Half-truths

The Ibiza come down hit pretty hard. I completely lost my voice for several days. Hot Richard didn’t want to commit to a date to see me again, and I grew increasingly suspicious of what he was hiding.

Sitting at my desk at work, I idly googled his full name and the place of his birth. My heart plummets. I wish I could undo the last few minutes and not know what I know, but it’s too late and it’s already beginning to invade my consciousness on a higher level and disturb my inner-peace. I feel so sick, restless. Suddenly so many puzzle pieces of this incomplete picture come together and a full HD image is coming into focus. I’m sure that what my imagination is doing is so much worse than reality but what I’ve discovered means that Hot Richard has a criminal background.

This is incomprehensible to me. I feel guilty; I feel that I’ve invaded his personal space, but it isn’t his personal space, this is information which is publicly available. It was his truth to tell me, but I realise that everything he’s told me up to now has only been a half-truth.

I wanted to keep this a secret, hide his dishonour for me and unknow it.

But how could I? How could I trust this man, welcome him into my life, even if he had been more honest.

Instinctively, I felt that if I told him I knew, he wouldn’t meet up with me, and I desperately wanted to speak with him. I wanted to hear his side of the story. Unsure if i would ever be able to convince him to talk to me about it, I at least wanted to try.

However, he didn’t want to speak to me, and he didn’t want to meet up.

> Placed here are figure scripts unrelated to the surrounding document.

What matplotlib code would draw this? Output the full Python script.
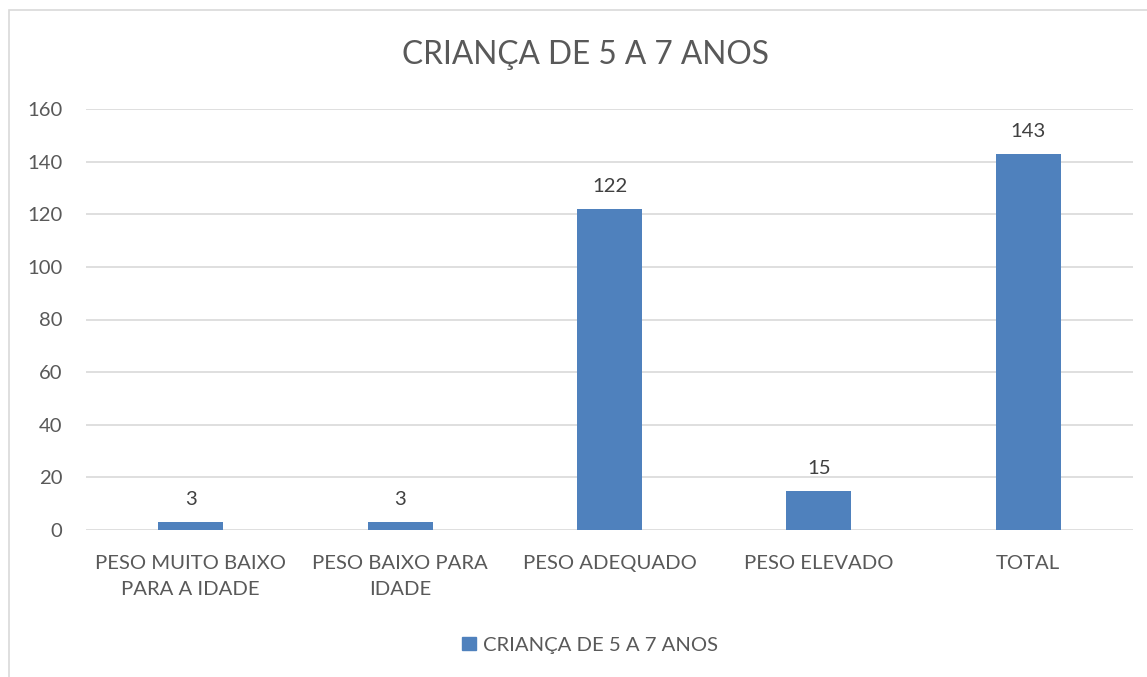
import matplotlib
matplotlib.use("Agg")
import matplotlib.pyplot as plt
from matplotlib.patches import Rectangle, Patch

categories = ["PESO MUITO BAIXO\nPARA A IDADE", "PESO BAIXO PARA\nIDADE", "PESO ADEQUADO", "PESO ELEVADO", "TOTAL"]
values = [3, 3, 122, 15, 143]
series_name = "CRIANÇA DE 5 A 7 ANOS"
title = "CRIANÇA DE 5 A 7 ANOS"
yticks = [0, 20, 40, 60, 80, 100, 120, 140, 160]

plt.rcParams['font.family'] = ['Lato', 'DejaVu Sans']
text_color = "#595959"
bar_color = "#4f81bd"
fs = 14.6

fig = plt.figure(figsize=(11.47, 6.77), dpi=100)
fig.patches.append(Rectangle((9/1147, -0.1), 1.2, 1 - 10/677 + 0.1, transform=fig.transFigure,
                             fill=False, edgecolor="#d9d9d9", linewidth=1.2))
ax = fig.add_axes([86/1147, 1 - 530/677, (1133 - 86)/1147, (530 - 109)/677])

x = list(range(len(categories)))
bars = ax.bar(x, values, width=0.31, color=bar_color, zorder=3, label=series_name)
for xi, v in zip(x, values):
    ax.annotate(str(v), (xi, v), xytext=(0, 10), textcoords="offset points",
                ha="center", va="bottom", fontsize=fs, color="#404040")

ax.set_xlim(-0.5, len(categories) - 0.5)
ax.set_ylim(0, 160)
ax.set_yticks(yticks)
ax.set_yticklabels([str(t) for t in yticks], fontsize=fs, color=text_color)
ax.set_xticks(x)
ax.set_xticklabels(categories, fontsize=fs, color=text_color, linespacing=1.65)
ax.tick_params(axis="both", length=0)
ax.tick_params(axis="x", pad=18)
ax.tick_params(axis="y", pad=17)
ax.grid(axis="y", color="#d9d9d9", linewidth=1.2, zorder=0)
for s in ax.spines.values():
    s.set_visible(False)

fig.text(585/1147, 1 - 55/677, title, ha="center", va="center", fontsize=22.8, color=text_color)

leg = fig.legend(handles=[Patch(color=bar_color, label=series_name)], loc="center",
                 bbox_to_anchor=(590/1147, 1 - 645/677), frameon=False, fontsize=fs,
                 handlelength=0.65, handleheight=0.65, handletextpad=0.35)
for t in leg.get_texts():
    t.set_color(text_color)

fig.savefig("out.png", dpi=100)
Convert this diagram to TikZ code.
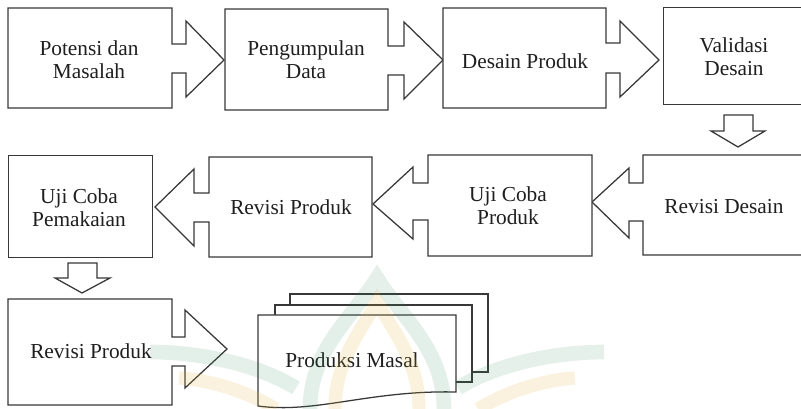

Four days later, after I had heard every excuse under the sun for Hot Richard wanting to avoid contact with me, I messaged him and told him

I’m not interested in having a penpal, contact me if you actually want to meet up

He replied with random video messages, and further angered me. Pissed off, tired, strung out and ill, I decided I had nothing left to lose. I began to question him:
“Are you married?”
“No, Jesus is that what you’ve been thinking?”
“Do you have any children?”
“None that I’m aware of”
“Do you have a criminal record?”

Hot Richard was furious that I had googled him. I still had bruises on my skin from this man, and now I had some on my heart too. It would be weeks before we spoke again.